## [Problem to solve]
Return the listing below unchanged, minus its pictures.
-------------------------
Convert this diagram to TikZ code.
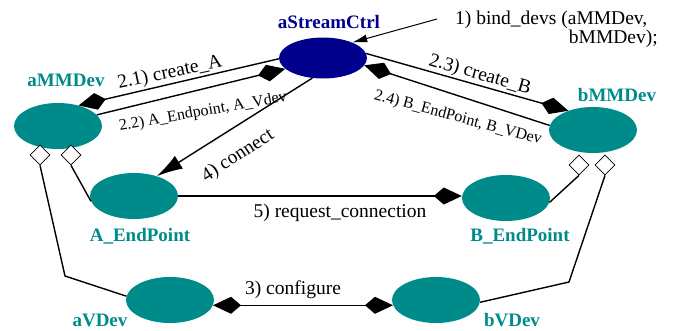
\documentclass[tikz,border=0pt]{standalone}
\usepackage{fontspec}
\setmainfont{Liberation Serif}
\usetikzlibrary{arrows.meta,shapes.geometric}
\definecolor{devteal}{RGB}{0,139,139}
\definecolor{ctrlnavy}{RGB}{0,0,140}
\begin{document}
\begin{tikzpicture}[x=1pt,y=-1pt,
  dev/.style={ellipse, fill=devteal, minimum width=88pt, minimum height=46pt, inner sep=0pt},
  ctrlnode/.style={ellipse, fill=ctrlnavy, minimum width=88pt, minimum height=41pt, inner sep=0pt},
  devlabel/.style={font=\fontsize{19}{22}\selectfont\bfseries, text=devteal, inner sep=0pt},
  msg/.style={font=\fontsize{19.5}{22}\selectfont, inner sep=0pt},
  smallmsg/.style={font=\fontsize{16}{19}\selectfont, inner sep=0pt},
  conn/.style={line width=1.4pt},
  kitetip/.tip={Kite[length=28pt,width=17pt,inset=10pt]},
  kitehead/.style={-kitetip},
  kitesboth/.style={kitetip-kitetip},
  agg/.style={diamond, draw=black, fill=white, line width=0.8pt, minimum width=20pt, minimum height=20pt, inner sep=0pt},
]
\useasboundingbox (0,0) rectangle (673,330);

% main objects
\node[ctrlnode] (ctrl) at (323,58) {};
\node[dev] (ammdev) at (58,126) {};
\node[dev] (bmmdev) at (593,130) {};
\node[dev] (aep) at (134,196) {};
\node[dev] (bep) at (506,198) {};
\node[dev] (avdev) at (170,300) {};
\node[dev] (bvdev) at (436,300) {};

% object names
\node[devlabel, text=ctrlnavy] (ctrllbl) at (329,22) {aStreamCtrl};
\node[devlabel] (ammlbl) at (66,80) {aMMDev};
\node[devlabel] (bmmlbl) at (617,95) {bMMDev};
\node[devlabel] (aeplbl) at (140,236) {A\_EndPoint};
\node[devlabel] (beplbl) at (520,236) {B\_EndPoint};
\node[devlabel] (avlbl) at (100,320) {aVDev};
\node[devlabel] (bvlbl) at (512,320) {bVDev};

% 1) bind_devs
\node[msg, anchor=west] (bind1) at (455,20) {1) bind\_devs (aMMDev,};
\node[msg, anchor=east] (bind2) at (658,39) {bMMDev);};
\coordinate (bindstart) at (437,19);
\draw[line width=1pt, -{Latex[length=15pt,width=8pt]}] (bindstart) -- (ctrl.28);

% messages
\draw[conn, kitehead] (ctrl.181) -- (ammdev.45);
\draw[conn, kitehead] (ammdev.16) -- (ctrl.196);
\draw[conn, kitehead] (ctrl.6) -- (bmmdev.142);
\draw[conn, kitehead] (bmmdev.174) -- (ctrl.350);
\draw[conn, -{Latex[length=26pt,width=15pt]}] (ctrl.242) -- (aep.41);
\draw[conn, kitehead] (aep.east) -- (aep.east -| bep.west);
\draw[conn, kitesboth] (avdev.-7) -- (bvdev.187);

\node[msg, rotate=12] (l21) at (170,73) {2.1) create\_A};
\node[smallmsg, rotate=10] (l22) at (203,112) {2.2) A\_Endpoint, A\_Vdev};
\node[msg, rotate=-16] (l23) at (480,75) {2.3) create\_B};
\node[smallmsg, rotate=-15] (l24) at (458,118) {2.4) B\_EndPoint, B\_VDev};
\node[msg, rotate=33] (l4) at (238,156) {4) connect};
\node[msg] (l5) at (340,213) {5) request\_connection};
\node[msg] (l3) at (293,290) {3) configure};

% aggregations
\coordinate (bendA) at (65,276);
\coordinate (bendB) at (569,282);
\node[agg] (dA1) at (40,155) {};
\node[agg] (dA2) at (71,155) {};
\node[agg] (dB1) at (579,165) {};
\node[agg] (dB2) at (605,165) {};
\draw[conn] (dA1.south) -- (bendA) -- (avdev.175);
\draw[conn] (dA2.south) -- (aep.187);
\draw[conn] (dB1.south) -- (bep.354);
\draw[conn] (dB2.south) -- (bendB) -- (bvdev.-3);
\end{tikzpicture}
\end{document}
-------------------------
## [Output below]
Convert this diagram to TikZ code.
\documentclass[tikz,border=0pt]{standalone}
\usepackage{fontspec}
\setmainfont{Liberation Serif}
\usetikzlibrary{arrows.meta,shapes.geometric}
\definecolor{devteal}{RGB}{0,139,139}
\definecolor{ctrlnavy}{RGB}{0,0,140}
\begin{document}
\begin{tikzpicture}[x=1pt,y=-1pt,
  dev/.style={ellipse, fill=devteal, minimum width=88pt, minimum height=46pt, inner sep=0pt},
  ctrlnode/.style={ellipse, fill=ctrlnavy, minimum width=88pt, minimum height=41pt, inner sep=0pt},
  devlabel/.style={font=\fontsize{19}{22}\selectfont\bfseries, text=devteal, inner sep=0pt},
  msg/.style={font=\fontsize{19.5}{22}\selectfont, inner sep=0pt},
  smallmsg/.style={font=\fontsize{16}{19}\selectfont, inner sep=0pt},
  conn/.style={line width=1.4pt},
  kitetip/.tip={Kite[length=28pt,width=17pt,inset=10pt]},
  kitehead/.style={-kitetip},
  kitesboth/.style={kitetip-kitetip},
  agg/.style={diamond, draw=black, fill=white, line width=0.8pt, minimum width=20pt, minimum height=20pt, inner sep=0pt},
]
\useasboundingbox (0,0) rectangle (673,330);

% main objects
\node[ctrlnode] (ctrl) at (323,58) {};
\node[dev] (ammdev) at (58,126) {};
\node[dev] (bmmdev) at (593,130) {};
\node[dev] (aep) at (134,196) {};
\node[dev] (bep) at (506,198) {};
\node[dev] (avdev) at (170,300) {};
\node[dev] (bvdev) at (436,300) {};

% object names
\node[devlabel, text=ctrlnavy] (ctrllbl) at (329,22) {aStreamCtrl};
\node[devlabel] (ammlbl) at (66,80) {aMMDev};
\node[devlabel] (bmmlbl) at (617,95) {bMMDev};
\node[devlabel] (aeplbl) at (140,236) {A\_EndPoint};
\node[devlabel] (beplbl) at (520,236) {B\_EndPoint};
\node[devlabel] (avlbl) at (100,320) {aVDev};
\node[devlabel] (bvlbl) at (512,320) {bVDev};

% 1) bind_devs
\node[msg, anchor=west] (bind1) at (455,20) {1) bind\_devs (aMMDev,};
\node[msg, anchor=east] (bind2) at (658,39) {bMMDev);};
\coordinate (bindstart) at (437,19);
\draw[line width=1pt, -{Latex[length=15pt,width=8pt]}] (bindstart) -- (ctrl.28);

% messages
\draw[conn, kitehead] (ctrl.181) -- (ammdev.45);
\draw[conn, kitehead] (ammdev.16) -- (ctrl.196);
\draw[conn, kitehead] (ctrl.6) -- (bmmdev.142);
\draw[conn, kitehead] (bmmdev.174) -- (ctrl.350);
\draw[conn, -{Latex[length=26pt,width=15pt]}] (ctrl.242) -- (aep.41);
\draw[conn, kitehead] (aep.east) -- (aep.east -| bep.west);
\draw[conn, kitesboth] (avdev.-7) -- (bvdev.187);

\node[msg, rotate=12] (l21) at (170,73) {2.1) create\_A};
\node[smallmsg, rotate=10] (l22) at (203,112) {2.2) A\_Endpoint, A\_Vdev};
\node[msg, rotate=-16] (l23) at (480,75) {2.3) create\_B};
\node[smallmsg, rotate=-15] (l24) at (458,118) {2.4) B\_EndPoint, B\_VDev};
\node[msg, rotate=33] (l4) at (238,156) {4) connect};
\node[msg] (l5) at (340,213) {5) request\_connection};
\node[msg] (l3) at (293,290) {3) configure};

% aggregations
\coordinate (bendA) at (65,276);
\coordinate (bendB) at (569,282);
\node[agg] (dA1) at (40,155) {};
\node[agg] (dA2) at (71,155) {};
\node[agg] (dB1) at (579,165) {};
\node[agg] (dB2) at (605,165) {};
\draw[conn] (dA1.south) -- (bendA) -- (avdev.175);
\draw[conn] (dA2.south) -- (aep.187);
\draw[conn] (dB1.south) -- (bep.354);
\draw[conn] (dB2.south) -- (bendB) -- (bvdev.-3);
\end{tikzpicture}
\end{document}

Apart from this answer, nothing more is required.